* **Exercise description**: In the entries that follow, count each line containing "screenshot" and state the total, nothing more.

* **Data listing**:
'''

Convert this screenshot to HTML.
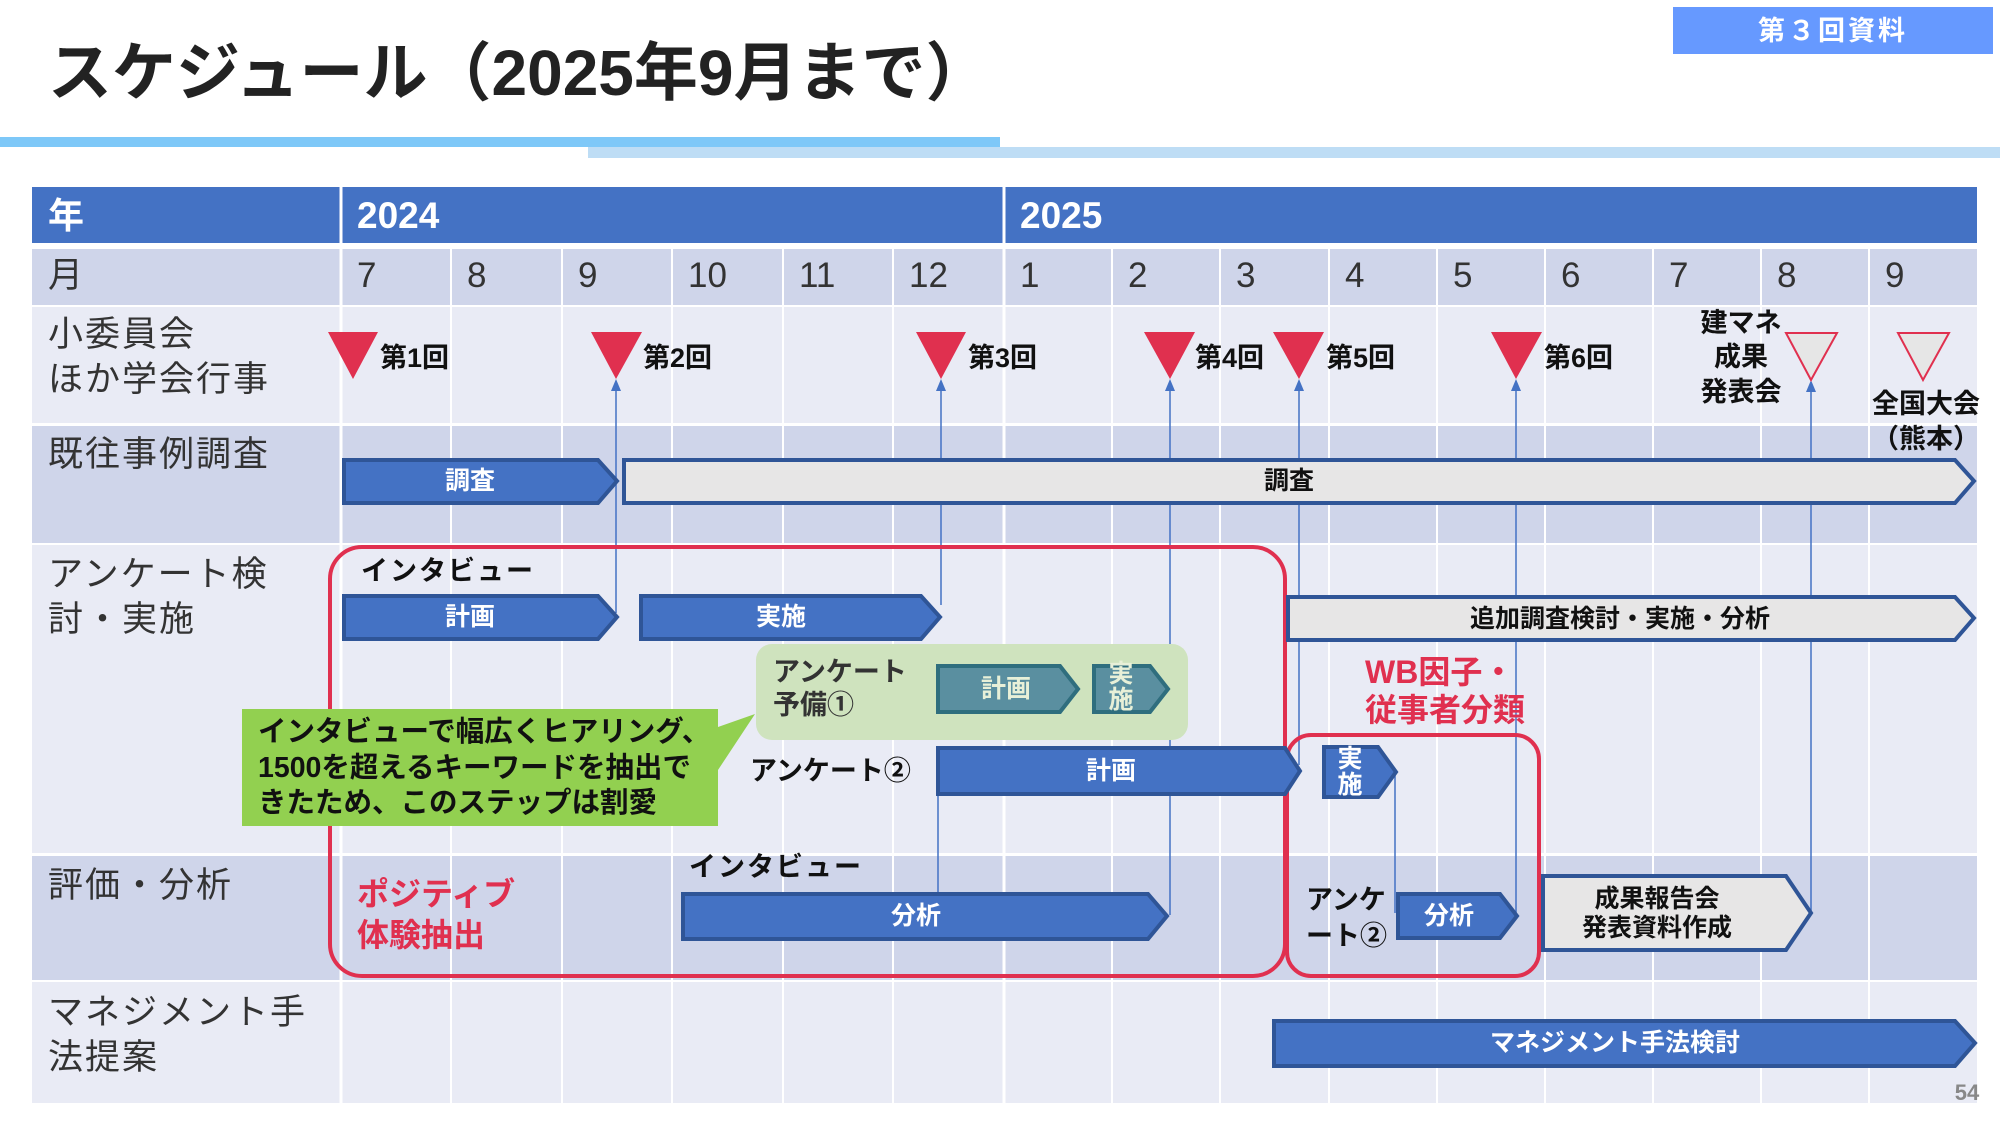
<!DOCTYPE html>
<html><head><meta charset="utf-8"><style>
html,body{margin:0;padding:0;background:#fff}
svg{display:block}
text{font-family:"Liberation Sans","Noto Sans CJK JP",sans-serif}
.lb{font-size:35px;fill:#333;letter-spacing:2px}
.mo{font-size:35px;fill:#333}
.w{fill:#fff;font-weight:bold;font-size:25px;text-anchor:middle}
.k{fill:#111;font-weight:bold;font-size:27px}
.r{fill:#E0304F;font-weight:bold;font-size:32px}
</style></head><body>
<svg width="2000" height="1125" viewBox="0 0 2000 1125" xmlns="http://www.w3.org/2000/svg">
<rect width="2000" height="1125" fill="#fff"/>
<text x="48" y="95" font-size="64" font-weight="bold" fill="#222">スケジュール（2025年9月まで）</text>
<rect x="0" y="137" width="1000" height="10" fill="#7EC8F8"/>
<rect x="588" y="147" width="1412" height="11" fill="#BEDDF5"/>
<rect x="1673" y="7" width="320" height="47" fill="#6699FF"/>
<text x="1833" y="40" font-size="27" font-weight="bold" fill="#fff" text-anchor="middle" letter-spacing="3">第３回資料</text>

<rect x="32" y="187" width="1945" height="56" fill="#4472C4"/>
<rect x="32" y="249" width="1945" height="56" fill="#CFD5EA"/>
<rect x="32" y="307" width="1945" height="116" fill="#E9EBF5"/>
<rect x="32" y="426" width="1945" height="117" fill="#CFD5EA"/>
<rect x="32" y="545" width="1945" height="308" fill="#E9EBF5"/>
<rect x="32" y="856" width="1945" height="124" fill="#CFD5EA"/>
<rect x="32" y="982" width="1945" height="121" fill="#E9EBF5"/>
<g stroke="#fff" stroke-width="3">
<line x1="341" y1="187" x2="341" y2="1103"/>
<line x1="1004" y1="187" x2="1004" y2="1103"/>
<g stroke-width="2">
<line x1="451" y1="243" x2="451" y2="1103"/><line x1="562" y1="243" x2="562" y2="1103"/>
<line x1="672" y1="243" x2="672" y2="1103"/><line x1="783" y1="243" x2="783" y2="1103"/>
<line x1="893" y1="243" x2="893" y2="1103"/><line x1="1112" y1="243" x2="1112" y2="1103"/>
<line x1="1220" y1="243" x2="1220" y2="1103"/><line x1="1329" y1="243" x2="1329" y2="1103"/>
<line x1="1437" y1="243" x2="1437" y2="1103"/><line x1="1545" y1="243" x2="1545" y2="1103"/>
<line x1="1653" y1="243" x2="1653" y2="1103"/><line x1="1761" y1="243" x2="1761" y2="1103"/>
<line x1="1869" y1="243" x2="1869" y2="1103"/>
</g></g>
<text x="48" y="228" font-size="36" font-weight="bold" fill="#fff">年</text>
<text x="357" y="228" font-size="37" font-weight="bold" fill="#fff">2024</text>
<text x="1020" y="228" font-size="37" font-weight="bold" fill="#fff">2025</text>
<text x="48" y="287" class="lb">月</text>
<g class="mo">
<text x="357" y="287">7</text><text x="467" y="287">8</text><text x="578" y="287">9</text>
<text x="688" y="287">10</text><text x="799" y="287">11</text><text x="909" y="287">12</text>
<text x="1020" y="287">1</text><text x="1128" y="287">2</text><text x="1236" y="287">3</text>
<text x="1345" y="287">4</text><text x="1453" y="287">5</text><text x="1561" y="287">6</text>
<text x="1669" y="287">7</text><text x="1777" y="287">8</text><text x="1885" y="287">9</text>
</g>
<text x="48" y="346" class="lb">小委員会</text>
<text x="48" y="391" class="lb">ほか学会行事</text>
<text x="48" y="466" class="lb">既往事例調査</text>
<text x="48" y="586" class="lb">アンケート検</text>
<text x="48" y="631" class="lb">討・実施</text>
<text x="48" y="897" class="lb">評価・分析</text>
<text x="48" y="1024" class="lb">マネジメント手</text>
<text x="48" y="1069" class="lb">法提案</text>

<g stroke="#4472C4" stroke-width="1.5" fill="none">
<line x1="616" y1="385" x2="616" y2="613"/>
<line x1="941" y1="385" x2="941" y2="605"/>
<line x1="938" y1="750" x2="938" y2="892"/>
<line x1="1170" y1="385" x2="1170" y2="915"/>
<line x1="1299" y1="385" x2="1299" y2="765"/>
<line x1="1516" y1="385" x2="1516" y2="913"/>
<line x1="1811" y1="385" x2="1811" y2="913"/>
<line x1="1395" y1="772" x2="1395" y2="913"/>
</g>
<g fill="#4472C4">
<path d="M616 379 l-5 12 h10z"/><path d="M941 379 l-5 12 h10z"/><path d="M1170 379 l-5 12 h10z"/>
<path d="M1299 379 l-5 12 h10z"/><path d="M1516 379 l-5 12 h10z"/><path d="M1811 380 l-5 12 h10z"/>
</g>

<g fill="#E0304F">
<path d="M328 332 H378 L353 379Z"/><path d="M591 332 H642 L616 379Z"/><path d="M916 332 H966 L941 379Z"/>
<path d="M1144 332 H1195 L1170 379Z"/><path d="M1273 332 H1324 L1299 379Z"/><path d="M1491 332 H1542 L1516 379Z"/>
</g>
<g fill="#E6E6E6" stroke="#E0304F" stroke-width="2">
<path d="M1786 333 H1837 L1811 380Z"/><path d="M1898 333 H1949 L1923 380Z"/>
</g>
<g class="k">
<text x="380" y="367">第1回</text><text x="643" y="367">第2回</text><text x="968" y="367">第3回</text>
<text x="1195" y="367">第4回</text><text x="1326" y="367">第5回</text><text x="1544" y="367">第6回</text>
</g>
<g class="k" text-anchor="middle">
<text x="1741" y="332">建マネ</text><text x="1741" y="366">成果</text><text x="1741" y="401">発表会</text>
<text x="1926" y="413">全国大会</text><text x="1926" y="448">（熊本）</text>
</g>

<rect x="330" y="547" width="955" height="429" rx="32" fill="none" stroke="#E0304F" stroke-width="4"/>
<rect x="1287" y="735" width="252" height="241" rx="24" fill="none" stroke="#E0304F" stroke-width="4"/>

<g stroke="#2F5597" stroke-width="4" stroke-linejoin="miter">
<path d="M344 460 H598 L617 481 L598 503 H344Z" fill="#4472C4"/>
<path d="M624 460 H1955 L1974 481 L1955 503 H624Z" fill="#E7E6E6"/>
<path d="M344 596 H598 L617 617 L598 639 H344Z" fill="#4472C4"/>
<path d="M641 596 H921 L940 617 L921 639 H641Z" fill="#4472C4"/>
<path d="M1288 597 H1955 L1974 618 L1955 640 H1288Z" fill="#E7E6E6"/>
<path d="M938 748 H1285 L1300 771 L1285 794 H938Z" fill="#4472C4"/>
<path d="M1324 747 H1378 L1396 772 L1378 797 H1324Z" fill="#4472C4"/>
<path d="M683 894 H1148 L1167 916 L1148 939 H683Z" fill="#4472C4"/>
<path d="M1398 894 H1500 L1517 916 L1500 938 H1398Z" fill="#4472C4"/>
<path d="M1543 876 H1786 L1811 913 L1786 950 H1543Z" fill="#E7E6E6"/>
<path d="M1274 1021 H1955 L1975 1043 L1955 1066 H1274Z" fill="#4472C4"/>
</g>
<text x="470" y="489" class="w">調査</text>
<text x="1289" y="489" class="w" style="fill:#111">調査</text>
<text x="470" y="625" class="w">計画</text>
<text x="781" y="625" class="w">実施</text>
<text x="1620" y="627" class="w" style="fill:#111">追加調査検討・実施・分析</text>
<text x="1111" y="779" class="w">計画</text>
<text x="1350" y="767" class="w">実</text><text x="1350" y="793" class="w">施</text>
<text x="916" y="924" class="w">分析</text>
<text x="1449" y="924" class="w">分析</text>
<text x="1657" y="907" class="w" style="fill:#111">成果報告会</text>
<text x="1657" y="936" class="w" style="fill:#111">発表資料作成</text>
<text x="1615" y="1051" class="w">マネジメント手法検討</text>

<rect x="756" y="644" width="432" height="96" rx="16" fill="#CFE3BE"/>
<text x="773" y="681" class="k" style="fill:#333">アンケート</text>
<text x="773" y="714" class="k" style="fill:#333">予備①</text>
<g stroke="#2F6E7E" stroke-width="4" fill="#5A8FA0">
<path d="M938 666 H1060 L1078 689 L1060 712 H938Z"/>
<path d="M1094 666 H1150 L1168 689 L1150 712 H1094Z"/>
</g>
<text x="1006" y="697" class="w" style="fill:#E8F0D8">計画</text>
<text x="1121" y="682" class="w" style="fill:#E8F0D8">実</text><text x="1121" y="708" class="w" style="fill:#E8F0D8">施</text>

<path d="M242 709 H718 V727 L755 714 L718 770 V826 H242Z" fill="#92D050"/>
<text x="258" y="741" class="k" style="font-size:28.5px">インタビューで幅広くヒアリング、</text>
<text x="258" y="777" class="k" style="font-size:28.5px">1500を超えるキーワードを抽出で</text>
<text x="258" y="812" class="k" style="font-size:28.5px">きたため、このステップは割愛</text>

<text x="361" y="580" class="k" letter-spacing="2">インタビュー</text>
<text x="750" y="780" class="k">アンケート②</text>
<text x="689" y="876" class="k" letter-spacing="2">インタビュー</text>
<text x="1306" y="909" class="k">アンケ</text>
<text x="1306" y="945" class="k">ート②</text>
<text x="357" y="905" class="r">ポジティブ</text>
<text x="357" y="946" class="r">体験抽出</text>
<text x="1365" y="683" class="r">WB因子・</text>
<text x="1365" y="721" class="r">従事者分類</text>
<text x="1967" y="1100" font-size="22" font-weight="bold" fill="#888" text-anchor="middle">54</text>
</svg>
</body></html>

'''
'''

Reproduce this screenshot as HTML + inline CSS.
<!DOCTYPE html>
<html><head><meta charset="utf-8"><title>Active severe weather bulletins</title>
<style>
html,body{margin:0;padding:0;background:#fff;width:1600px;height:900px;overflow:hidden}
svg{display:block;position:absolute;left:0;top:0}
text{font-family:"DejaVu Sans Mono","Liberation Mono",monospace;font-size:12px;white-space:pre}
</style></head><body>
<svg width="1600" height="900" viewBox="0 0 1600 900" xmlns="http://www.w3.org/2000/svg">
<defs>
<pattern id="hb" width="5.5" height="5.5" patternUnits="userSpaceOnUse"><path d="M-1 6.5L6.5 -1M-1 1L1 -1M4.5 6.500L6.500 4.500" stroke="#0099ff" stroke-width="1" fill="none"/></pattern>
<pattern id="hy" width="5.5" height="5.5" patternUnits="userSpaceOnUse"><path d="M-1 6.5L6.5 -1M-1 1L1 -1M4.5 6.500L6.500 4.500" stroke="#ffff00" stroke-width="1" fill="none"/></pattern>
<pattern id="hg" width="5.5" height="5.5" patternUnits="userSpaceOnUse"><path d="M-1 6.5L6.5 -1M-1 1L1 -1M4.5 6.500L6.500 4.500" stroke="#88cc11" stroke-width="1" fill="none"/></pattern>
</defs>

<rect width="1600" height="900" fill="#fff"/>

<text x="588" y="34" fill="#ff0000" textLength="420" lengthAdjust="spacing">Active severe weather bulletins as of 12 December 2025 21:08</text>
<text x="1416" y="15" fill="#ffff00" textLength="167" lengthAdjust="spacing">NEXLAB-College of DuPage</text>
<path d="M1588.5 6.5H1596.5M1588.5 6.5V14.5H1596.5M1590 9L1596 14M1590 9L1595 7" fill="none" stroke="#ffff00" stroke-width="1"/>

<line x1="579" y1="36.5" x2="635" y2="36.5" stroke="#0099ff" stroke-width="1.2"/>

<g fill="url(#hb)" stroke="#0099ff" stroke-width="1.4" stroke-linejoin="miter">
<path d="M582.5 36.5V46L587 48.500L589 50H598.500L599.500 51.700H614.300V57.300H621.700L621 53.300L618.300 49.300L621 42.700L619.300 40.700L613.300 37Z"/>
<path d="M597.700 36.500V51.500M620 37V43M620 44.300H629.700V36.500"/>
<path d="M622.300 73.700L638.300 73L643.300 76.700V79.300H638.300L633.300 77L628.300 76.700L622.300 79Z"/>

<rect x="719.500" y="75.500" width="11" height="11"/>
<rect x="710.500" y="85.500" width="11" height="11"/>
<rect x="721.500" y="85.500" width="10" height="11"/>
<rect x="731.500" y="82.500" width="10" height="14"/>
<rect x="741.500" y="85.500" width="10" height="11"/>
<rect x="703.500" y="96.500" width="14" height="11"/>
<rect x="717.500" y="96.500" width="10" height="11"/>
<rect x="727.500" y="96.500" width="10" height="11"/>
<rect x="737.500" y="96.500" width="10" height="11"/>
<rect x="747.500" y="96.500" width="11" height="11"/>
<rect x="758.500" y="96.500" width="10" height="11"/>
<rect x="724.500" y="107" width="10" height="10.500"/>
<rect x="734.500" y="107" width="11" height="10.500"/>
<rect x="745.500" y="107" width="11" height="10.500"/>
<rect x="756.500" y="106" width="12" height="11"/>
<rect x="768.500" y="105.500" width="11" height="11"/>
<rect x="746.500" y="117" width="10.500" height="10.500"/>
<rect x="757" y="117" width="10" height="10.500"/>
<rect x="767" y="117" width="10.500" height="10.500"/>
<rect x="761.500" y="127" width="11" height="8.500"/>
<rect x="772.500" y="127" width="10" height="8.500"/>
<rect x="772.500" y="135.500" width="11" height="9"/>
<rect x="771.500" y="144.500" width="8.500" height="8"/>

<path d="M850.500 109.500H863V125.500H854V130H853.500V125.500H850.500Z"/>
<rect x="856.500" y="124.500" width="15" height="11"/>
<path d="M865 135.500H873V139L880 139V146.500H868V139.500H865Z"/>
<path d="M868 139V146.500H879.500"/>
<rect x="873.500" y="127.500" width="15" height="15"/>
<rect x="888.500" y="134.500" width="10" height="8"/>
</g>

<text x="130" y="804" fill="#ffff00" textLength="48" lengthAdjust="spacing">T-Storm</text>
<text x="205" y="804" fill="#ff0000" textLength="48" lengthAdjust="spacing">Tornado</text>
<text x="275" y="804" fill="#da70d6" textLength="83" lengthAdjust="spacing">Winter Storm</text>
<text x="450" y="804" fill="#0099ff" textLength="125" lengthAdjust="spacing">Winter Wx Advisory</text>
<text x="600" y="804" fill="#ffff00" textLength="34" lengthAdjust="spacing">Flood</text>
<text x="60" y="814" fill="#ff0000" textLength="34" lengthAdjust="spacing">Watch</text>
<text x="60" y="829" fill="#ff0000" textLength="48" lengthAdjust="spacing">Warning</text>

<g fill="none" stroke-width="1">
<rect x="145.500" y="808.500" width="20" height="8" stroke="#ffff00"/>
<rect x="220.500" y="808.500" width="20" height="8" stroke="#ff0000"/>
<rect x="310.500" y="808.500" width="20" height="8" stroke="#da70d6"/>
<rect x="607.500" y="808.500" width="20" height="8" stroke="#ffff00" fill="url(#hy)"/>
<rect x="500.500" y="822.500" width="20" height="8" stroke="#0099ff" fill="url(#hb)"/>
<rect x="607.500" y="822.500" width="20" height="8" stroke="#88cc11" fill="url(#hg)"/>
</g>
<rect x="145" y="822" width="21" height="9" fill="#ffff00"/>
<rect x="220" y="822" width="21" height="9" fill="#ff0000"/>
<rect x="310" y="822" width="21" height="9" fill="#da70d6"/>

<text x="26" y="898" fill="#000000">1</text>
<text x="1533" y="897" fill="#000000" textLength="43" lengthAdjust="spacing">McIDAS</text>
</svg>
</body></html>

'''
'''

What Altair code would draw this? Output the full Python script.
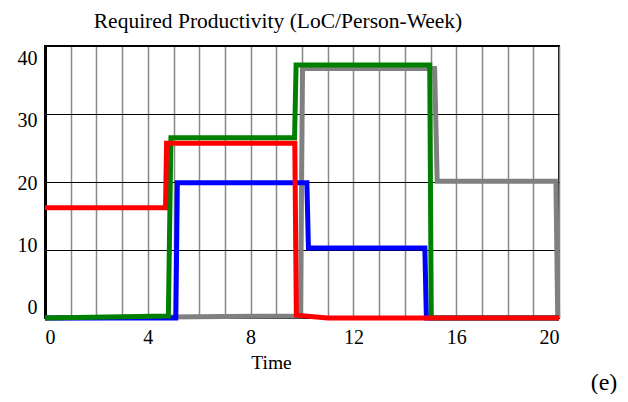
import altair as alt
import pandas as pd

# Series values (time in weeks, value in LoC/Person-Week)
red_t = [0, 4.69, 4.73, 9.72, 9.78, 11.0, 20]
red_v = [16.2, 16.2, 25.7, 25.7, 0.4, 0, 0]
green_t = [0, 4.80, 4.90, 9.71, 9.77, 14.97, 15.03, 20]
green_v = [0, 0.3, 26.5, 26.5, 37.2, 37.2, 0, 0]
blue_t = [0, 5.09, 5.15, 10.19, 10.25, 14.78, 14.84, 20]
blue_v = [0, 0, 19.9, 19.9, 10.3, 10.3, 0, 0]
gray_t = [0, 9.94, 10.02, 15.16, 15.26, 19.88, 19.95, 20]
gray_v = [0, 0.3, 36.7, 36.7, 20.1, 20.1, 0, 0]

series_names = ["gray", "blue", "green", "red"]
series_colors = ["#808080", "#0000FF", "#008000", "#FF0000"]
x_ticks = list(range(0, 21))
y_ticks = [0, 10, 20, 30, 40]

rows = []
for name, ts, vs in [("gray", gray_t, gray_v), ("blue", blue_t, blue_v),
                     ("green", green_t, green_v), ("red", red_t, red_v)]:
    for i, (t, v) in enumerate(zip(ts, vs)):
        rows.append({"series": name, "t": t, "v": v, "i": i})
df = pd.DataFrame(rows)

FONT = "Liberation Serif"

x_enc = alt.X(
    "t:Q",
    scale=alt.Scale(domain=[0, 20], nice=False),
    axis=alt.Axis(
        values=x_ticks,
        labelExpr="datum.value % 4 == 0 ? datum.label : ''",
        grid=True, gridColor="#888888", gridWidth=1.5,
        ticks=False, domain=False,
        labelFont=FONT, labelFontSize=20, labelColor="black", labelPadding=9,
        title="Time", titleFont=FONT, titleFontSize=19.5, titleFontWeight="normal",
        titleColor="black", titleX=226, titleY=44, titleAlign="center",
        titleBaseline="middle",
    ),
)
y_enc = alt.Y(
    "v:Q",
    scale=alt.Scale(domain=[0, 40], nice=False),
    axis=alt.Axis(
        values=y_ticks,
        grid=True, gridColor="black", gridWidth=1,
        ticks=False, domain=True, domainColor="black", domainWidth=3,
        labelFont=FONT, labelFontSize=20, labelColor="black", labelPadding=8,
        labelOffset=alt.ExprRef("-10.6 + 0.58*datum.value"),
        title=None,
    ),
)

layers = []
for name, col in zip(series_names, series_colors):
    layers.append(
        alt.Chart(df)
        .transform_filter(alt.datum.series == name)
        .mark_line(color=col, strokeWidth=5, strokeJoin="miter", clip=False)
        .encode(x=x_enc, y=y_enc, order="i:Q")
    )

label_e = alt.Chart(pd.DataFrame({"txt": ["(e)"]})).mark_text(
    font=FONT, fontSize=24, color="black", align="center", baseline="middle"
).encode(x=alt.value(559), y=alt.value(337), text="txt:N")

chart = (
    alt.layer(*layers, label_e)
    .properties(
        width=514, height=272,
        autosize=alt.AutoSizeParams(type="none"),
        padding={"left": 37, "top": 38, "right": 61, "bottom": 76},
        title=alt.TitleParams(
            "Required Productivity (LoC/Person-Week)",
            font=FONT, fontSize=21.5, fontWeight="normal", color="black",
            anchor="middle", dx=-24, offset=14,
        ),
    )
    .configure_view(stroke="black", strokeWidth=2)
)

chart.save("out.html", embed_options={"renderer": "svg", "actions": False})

'''

* **Final result**: 2